==== Given records
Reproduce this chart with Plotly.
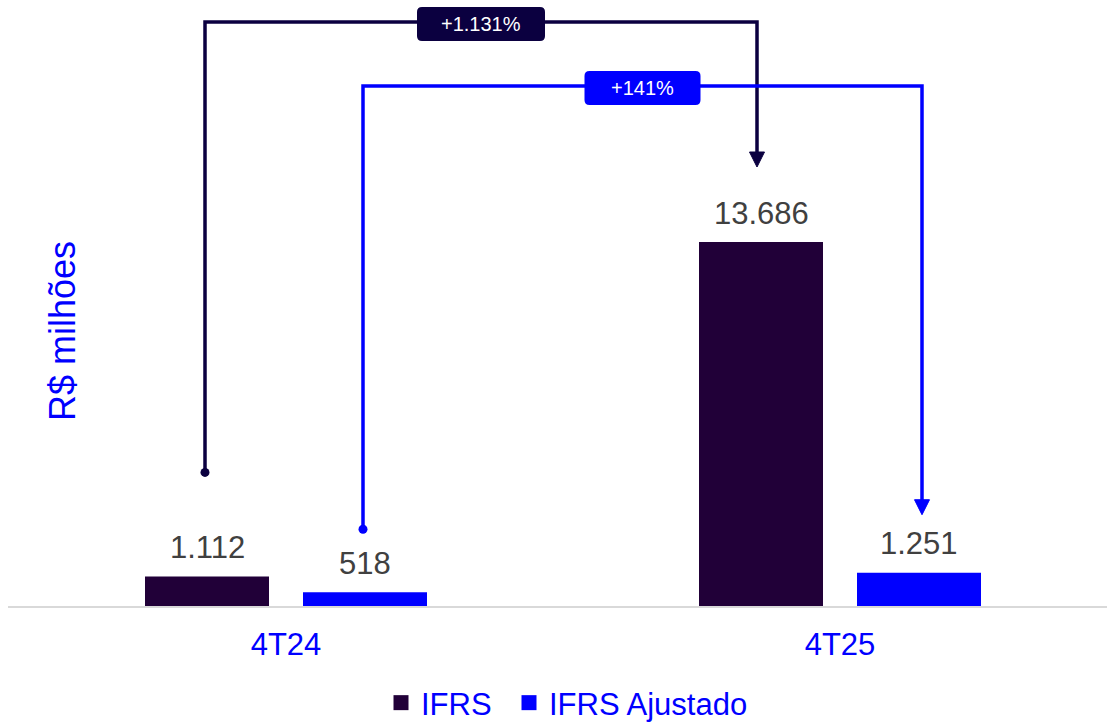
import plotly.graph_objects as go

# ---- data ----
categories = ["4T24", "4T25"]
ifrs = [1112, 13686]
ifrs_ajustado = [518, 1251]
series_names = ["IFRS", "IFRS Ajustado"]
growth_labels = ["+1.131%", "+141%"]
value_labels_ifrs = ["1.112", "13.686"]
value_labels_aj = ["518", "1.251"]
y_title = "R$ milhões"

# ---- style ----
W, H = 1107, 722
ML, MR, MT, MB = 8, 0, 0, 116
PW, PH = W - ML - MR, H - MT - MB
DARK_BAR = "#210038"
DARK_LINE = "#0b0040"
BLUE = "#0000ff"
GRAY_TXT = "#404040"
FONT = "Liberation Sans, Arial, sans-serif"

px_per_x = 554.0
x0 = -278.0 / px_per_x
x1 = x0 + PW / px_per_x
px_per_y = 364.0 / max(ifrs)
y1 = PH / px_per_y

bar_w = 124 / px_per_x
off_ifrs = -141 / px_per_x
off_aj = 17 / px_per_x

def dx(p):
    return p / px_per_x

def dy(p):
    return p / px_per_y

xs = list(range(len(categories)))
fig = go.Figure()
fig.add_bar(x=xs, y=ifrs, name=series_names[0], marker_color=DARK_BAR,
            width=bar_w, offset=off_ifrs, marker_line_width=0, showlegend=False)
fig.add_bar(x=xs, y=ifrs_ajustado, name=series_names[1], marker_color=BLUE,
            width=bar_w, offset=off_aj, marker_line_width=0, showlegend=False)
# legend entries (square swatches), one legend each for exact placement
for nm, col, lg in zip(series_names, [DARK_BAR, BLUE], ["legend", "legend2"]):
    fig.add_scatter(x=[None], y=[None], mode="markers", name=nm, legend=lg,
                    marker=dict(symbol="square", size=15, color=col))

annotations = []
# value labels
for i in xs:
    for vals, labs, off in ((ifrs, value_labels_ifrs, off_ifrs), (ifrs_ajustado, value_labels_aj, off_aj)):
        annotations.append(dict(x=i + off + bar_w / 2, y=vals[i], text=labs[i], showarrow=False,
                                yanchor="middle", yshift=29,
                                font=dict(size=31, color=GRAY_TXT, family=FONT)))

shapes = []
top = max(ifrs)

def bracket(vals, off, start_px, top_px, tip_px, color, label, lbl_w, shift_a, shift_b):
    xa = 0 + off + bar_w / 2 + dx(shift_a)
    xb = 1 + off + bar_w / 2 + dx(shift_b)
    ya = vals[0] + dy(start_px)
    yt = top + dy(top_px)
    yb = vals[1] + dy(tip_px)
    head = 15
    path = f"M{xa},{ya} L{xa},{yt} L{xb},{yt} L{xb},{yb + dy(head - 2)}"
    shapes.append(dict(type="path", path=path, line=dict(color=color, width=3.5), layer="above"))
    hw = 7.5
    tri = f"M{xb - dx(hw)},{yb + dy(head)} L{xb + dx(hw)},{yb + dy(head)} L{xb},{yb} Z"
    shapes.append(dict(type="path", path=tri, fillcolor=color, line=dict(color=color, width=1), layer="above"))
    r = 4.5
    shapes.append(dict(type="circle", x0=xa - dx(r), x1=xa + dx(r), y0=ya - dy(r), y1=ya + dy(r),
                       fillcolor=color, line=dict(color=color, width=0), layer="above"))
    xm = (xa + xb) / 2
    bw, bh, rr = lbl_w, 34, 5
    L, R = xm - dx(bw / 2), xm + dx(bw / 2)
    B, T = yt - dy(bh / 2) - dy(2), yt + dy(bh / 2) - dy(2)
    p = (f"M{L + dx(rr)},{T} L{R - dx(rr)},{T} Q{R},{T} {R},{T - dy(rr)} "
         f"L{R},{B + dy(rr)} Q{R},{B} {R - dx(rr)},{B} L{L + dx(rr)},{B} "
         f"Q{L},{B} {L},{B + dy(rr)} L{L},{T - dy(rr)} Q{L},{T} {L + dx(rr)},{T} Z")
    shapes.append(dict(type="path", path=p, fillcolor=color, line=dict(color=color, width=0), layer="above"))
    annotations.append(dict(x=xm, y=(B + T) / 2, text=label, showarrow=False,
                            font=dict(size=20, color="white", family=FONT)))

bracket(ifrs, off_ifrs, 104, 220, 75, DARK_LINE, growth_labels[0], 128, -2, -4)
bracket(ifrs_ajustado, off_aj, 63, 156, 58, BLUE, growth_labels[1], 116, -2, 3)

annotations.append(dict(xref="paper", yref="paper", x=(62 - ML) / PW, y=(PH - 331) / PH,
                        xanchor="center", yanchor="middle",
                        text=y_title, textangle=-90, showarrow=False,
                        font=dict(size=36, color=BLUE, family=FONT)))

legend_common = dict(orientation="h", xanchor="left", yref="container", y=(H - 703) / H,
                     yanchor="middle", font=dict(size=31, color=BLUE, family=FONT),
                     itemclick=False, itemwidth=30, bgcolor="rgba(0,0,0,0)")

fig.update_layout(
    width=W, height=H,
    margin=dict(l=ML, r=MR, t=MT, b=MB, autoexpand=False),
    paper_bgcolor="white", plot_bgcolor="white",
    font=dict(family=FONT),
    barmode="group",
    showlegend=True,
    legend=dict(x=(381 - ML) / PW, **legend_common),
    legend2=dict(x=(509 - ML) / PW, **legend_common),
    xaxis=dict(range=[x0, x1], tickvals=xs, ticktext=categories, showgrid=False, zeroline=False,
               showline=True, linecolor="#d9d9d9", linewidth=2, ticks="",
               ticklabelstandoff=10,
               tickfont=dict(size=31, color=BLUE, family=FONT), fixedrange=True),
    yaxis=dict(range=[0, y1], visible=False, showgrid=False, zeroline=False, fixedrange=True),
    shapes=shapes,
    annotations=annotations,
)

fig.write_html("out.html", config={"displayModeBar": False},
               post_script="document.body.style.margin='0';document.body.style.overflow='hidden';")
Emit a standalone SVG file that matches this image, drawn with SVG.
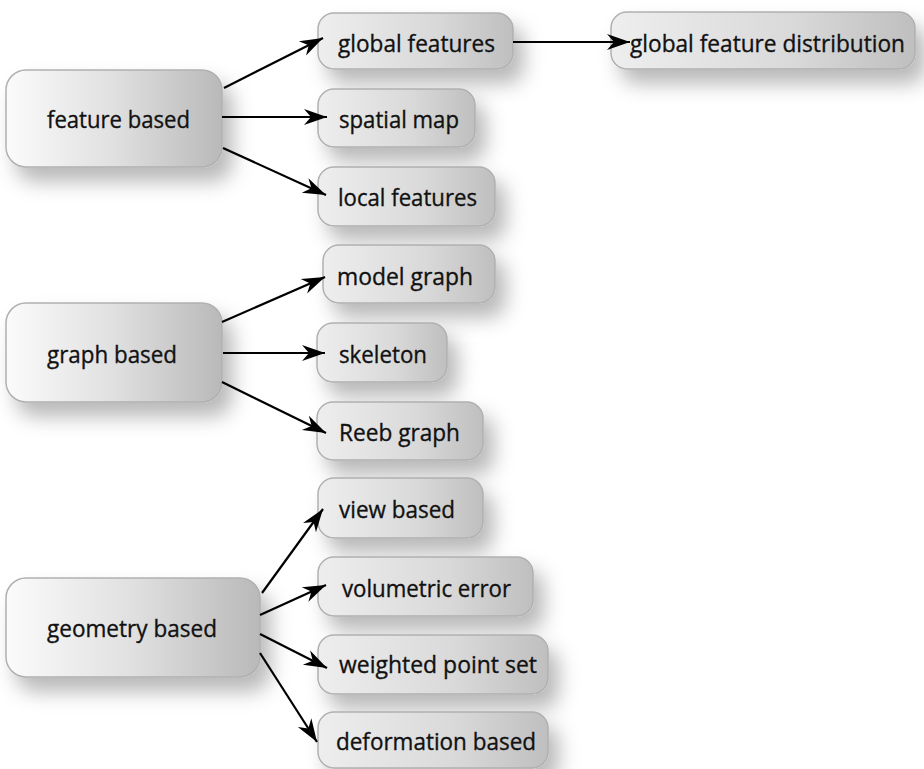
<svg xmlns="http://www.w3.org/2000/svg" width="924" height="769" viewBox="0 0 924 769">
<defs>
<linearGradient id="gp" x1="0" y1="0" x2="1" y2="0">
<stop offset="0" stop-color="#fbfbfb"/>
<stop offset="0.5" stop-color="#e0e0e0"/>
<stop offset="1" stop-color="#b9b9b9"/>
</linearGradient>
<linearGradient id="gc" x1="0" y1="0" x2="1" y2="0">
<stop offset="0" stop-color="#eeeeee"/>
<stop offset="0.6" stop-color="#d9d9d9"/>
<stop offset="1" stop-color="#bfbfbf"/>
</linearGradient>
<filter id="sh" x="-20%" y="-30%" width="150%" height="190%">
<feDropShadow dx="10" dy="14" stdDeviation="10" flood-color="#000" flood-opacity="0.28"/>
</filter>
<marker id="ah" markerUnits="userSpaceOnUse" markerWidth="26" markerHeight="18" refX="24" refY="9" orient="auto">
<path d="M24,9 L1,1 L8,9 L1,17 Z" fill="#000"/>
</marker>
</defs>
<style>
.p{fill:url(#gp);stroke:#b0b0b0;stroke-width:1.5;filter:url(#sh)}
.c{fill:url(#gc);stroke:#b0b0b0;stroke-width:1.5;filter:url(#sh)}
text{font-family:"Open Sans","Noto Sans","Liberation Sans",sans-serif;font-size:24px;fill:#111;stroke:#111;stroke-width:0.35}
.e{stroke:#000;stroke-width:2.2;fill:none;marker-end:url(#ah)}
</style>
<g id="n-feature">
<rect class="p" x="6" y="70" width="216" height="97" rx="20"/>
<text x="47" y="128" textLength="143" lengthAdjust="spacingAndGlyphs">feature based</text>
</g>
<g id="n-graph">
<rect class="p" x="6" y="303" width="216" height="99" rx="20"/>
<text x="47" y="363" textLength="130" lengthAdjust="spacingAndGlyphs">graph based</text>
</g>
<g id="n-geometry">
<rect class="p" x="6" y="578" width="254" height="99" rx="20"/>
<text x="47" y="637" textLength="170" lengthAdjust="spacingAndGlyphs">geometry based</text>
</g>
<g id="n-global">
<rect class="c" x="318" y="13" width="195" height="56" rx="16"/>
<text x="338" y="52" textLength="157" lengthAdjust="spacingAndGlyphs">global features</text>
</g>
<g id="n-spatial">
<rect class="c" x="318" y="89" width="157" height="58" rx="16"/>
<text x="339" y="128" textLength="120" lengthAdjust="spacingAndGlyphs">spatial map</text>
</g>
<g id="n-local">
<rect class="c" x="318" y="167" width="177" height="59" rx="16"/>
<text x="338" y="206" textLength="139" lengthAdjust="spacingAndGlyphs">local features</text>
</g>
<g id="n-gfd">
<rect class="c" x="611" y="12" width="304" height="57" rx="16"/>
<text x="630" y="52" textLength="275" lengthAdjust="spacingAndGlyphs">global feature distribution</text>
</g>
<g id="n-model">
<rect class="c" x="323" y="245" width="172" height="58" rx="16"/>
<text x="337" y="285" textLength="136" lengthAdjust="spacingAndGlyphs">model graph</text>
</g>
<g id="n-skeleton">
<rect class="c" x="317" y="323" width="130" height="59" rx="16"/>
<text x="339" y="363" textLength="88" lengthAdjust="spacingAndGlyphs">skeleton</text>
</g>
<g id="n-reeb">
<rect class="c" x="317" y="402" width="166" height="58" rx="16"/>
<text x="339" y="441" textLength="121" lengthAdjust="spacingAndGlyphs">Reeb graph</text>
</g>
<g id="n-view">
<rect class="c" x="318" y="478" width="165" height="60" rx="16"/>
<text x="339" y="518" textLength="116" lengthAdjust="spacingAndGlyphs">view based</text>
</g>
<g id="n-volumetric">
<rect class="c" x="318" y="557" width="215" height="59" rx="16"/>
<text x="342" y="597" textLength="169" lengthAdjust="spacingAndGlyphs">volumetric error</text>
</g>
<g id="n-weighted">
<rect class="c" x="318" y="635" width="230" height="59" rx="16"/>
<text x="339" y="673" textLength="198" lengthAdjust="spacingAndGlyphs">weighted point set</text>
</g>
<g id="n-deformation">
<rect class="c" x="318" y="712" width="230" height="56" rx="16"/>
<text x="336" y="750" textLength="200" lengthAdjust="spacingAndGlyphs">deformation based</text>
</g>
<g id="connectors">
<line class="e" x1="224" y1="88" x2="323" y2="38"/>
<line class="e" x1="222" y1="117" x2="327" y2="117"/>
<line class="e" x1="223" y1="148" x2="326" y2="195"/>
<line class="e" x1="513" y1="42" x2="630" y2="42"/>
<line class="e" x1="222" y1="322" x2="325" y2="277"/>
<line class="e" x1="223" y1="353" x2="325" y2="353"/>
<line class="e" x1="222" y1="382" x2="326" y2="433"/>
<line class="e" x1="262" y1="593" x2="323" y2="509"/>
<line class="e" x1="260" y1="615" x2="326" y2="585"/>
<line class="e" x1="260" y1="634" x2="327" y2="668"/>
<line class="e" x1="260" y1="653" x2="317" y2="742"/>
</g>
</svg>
========
==== Given records
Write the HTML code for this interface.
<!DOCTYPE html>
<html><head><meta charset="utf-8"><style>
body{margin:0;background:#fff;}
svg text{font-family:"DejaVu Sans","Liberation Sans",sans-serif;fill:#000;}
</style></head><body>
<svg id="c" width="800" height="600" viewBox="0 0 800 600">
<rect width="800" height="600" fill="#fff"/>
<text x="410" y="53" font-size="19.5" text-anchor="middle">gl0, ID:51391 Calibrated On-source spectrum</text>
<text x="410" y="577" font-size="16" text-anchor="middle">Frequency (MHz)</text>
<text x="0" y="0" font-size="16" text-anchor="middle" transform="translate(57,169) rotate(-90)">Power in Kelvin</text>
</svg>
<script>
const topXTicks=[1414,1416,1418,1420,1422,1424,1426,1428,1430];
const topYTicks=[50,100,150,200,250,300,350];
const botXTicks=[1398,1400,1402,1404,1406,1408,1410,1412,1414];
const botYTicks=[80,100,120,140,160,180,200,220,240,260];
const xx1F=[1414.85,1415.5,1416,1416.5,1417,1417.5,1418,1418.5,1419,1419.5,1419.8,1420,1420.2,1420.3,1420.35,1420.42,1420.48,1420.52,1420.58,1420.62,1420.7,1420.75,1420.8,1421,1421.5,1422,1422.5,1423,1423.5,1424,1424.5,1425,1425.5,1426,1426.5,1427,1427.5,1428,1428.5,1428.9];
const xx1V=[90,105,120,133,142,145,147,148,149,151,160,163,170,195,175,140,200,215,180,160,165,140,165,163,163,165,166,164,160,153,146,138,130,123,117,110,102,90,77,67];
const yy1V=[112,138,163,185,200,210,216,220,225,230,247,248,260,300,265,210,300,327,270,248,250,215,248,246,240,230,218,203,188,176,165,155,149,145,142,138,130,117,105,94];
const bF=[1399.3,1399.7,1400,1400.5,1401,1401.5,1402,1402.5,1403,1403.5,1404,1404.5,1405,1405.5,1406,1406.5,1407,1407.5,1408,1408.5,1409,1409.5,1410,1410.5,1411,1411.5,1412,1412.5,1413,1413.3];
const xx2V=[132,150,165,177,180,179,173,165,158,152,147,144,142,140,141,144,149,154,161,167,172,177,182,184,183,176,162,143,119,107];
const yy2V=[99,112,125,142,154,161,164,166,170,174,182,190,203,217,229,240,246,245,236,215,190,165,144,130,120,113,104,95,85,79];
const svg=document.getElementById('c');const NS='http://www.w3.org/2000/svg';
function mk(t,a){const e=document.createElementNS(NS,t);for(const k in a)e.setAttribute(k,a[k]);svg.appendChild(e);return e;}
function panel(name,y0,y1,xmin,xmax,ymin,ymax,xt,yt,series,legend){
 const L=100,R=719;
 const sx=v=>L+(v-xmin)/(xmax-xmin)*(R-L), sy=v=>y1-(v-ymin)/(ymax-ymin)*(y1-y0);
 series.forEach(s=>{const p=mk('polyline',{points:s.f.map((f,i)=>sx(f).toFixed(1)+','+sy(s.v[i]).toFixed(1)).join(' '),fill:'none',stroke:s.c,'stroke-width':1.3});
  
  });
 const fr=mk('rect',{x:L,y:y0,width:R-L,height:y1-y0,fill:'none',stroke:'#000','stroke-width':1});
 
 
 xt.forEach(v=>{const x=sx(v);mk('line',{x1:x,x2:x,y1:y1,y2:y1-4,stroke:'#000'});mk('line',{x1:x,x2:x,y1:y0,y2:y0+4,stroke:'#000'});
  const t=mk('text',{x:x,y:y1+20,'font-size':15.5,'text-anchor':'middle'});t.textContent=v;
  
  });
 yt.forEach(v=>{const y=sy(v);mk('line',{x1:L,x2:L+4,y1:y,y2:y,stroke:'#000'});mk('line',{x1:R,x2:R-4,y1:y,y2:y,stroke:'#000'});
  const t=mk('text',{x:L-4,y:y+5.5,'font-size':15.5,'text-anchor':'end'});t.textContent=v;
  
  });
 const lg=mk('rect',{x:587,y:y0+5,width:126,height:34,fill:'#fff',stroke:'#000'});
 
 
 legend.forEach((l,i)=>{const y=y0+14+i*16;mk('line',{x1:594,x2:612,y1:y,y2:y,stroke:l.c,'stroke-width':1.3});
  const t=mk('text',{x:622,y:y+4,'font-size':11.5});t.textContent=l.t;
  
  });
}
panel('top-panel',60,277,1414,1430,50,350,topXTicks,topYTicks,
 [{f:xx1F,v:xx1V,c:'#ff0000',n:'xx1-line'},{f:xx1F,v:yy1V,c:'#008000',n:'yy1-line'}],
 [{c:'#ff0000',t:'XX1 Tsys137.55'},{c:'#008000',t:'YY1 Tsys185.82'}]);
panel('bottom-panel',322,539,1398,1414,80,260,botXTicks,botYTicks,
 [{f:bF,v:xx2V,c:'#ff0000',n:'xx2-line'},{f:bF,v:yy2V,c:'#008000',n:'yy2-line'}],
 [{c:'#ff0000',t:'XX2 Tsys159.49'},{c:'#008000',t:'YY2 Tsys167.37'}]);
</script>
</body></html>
========
*Given task*
Go back to the lines above and output, exactly as they stand, the ones from the line containing "Reproduce this chart with Plotly." to the line containing "return p / px_per_x". Leave all pictures behind.

*Task output*
Reproduce this chart with Plotly.
import plotly.graph_objects as go

# ---- data ----
categories = ["4T24", "4T25"]
ifrs = [1112, 13686]
ifrs_ajustado = [518, 1251]
series_names = ["IFRS", "IFRS Ajustado"]
growth_labels = ["+1.131%", "+141%"]
value_labels_ifrs = ["1.112", "13.686"]
value_labels_aj = ["518", "1.251"]
y_title = "R$ milhões"

# ---- style ----
W, H = 1107, 722
ML, MR, MT, MB = 8, 0, 0, 116
PW, PH = W - ML - MR, H - MT - MB
DARK_BAR = "#210038"
DARK_LINE = "#0b0040"
BLUE = "#0000ff"
GRAY_TXT = "#404040"
FONT = "Liberation Sans, Arial, sans-serif"

px_per_x = 554.0
x0 = -278.0 / px_per_x
x1 = x0 + PW / px_per_x
px_per_y = 364.0 / max(ifrs)
y1 = PH / px_per_y

bar_w = 124 / px_per_x
off_ifrs = -141 / px_per_x
off_aj = 17 / px_per_x

def dx(p):
    return p / px_per_x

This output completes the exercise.